Sick of all my judges
I’ve got this energy beneath my feet
Like something underground’s gonna come up and carry me
I’ve got this sentimental heart that beats
But I don’t really mind that it’s starting to get to me nowAnd I’m sick of all my judges
They’re so scared of letting me shine
These lyrics are taken from the title track of Sam’s Town by The Killers. You may have one of three reactions to the mention of this band. You may be indifferent to them. You may love them as I’ve recently begun to. Or you may hate them passionately, and believe it highly suspect that I could find anything good about them at all.

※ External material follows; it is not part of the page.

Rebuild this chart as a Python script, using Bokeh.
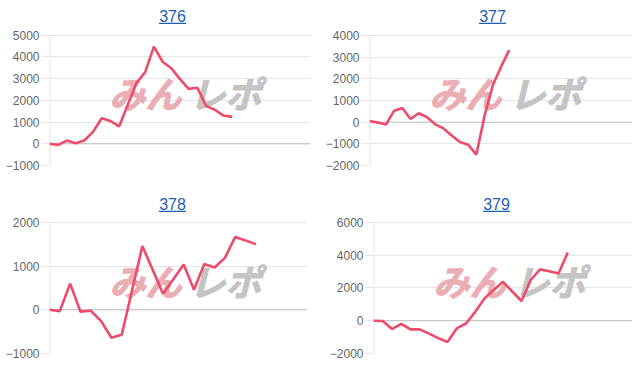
from bokeh.plotting import figure
from bokeh.layouts import row, column
from bokeh.models import Range1d, Span, Label, BoxAnnotation, FixedTicker
from bokeh.embed import file_html
from bokeh.resources import INLINE

# ---- data ----
titles = ["376", "377", "378", "379"]
n_labels = [31, 33, 26, 29]          # number of x categories on each chart

values_376 = [0, -50, 150, 30, 150, 550, 1180, 1050, 800, 1800, 2800, 3300, 4480,
              3780, 3480, 2980, 2530, 2580, 1750, 1570, 1300, 1240]
values_377 = [50, -20, -110, 530, 650, 150, 410, 225, -100, -290, -620, -920, -1040,
              -1500, 300, 1700, 2550, 3330]
values_378 = [0, -30, 600, -40, -20, -260, -640, -570, 445, 1460, 915, 370, 700,
              1040, 460, 1050, 970, 1190, 1670, 1590, 1500]
values_379 = [0, -20, -510, -200, -530, -530, -790, -1060, -1300, -470, -170, 540,
              1360, 1870, 2370, 1780, 1200, 2480, 3130, 3020, 2880, 4150]
series = [values_376, values_377, values_378, values_379]

y_min = [-1000, -2000, -1000, -2000]
y_max = [5000, 4000, 2000, 6000]
y_step = [1000, 1000, 1000, 2000]

# ---- styling / layout ----
W, H = 316, 183
# (left border, right border, space above top gridline, bottom border)
borders = [(49, 6, 35, 17), (53, 0, 35, 18), (49, 9, 39, 13), (57, 0, 39, 12)]
LINE = "#ee4b6b"
GRID = "#e6e6e6"
ZERO = "#bfbfbf"
LINK = "#1f5cb8"
FONT = "Liberation Sans"


def make_panel(title, n, vals, lo, hi, step, border):
    left, right, top, bottom = border
    plot_h = H - top - bottom
    y_top = hi + top * (hi - lo) / plot_h   # frame reaches the canvas top; title sits inside
    p = figure(width=W, height=H, output_backend="svg", toolbar_location=None,
               title=None, x_range=Range1d(0, n - 1), y_range=Range1d(lo, y_top),
               min_border_left=left, min_border_right=right,
               min_border_top=0, min_border_bottom=bottom)
    p.outline_line_color = None
    p.background_fill_color = "white"
    p.border_fill_color = "white"
    p.xaxis.visible = False
    p.xgrid.visible = False
    p.ygrid.grid_line_color = GRID
    p.yaxis.ticker = FixedTicker(ticks=list(range(lo, hi + 1, step)))
    p.yaxis.axis_line_color = None
    p.yaxis.major_tick_line_color = GRID
    p.yaxis.major_tick_out = 8
    p.yaxis.major_tick_in = 0
    p.yaxis.minor_tick_line_color = None
    p.yaxis.major_label_standoff = 2
    p.yaxis.major_label_text_font = FONT
    p.yaxis.major_label_text_font_size = "12px"
    p.yaxis.major_label_text_color = "#666666"

    p.add_layout(Span(location=0, dimension="width", line_color=ZERO,
                      line_width=1, level="underlay"))

    # watermark logo (as text)
    p.add_layout(Label(x=60, y=74, x_units="screen", y_units="screen", text="みん",
                       text_font="Noto Sans CJK JP", text_font_size="36px",
                       text_font_style="bold italic", text_color="#eaaeb4",
                       text_outline_color="#eaaeb4",
                       text_baseline="middle", text_align="left", level="underlay"))
    p.add_layout(Label(x=140, y=74, x_units="screen", y_units="screen", text="レポ",
                       text_font="Noto Sans CJK JP", text_font_size="36px",
                       text_font_style="bold italic", text_color="#c4c4c4",
                       text_outline_color="#c4c4c4",
                       text_baseline="middle", text_align="left", level="underlay"))

    # vertical axis line, from bottom gridline to top gridline
    p.segment(x0=[0], y0=[lo], x1=[0], y1=[hi], line_color=GRID, line_width=2)

    xs = list(range(len(vals)))
    p.line(xs, vals, line_color=LINE, line_width=2.6)

    # title as link-like text with underline
    cx, cy = 123, 149.5
    p.add_layout(Label(x=cx, y=cy, x_units="screen", y_units="screen", text=title,
                       text_font=FONT, text_font_size="16px", text_color=LINK,
                       text_align="center", text_baseline="middle"))
    p.add_layout(BoxAnnotation(left=cx - 13.5, right=cx + 13.5, bottom=141.6, top=142.7,
                               left_units="screen", right_units="screen",
                               top_units="screen", bottom_units="screen",
                               fill_color=LINK, fill_alpha=1.0, line_color=None))
    return p


panels = [make_panel(titles[i], n_labels[i], series[i], y_min[i], y_max[i], y_step[i], borders[i])
          for i in range(4)]

layout = column(row(panels[0], panels[1]), row(panels[2], panels[3]))
open("out.html", "w").write(file_html(layout, INLINE))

For a long time I’ve felt an incredible stigma for listening to what other people consider to be shit music. I used to listen to a range of embarrassing stuff, but I kept it to myself. If I ever told anyone about it, I would be ridiculed. Nowadays I regularly show music to other people because I desperately want the validation of a shared music taste.
But somewhere I’ve forgotten that my music taste is personal, and doesn’t need to be validated by anyone.
It cannot be ignored that shit music expresses the way I feel almost all of the time. My emotions are cheesy, predictable and sometimes embarrassing. My latest shit band actually combines this cheesy nostalgia with confident defiance, which is what I have been missing. I need to have the security to say I’m incredibly sentimental and I’m proud to be this way.
When people laugh at me, they laugh because they are uncomfortable. For someone to be genuinely in touch with themselves, even the embarrassing parts, is abnormal. It seems we uphold established ideas so readily that we end up hiding from our true selves.
Every time I’m embarrassed of myself, I should know that I’m on the right track. The new approach should be a simple statement to those who make me feel ashamed: you’re missing out on great music. I feel sorry for anyone who can’t form their own opinions. They are the people crushed under the weight of social expectations.
Not those they ridicule.
My life is a huge adventure to me, and it needs a soundtrack that shows it! I can soar above everything that could bring me down. My path is only determined by these questions: am I doing justice to the person I want to be? Do I spend my time on things I enjoy, or do I spend it on things I want to be seen to enjoy?
I long to tell people in the same position as me to go out and find the music that speaks to them. It doesn’t matter what people think of it. You shouldn’t feel embarrassed by what you cherish. Music should be valued by how much it validates and explores your emotions.
Only then will you feel happy and confident in who you are, only when you value yourself regardless of how socially acceptable that person is.
Here’s my favourite thing about this post. The points in bold mirror the bold lyrics almost exactly, but they were written before I had listened to the lyrics. The song had been playing in the background. The first verse is also remarkably similar to the experience I described in Grounding.
In other words, the sound and emotion of this music inspired this post. But, more importantly, it inspired me to express the exact same points as the artist, using some of the same words, without even knowing.
And if that’s not a good illustration of why you should listen to music that reflects how you feel, I don’t know what is.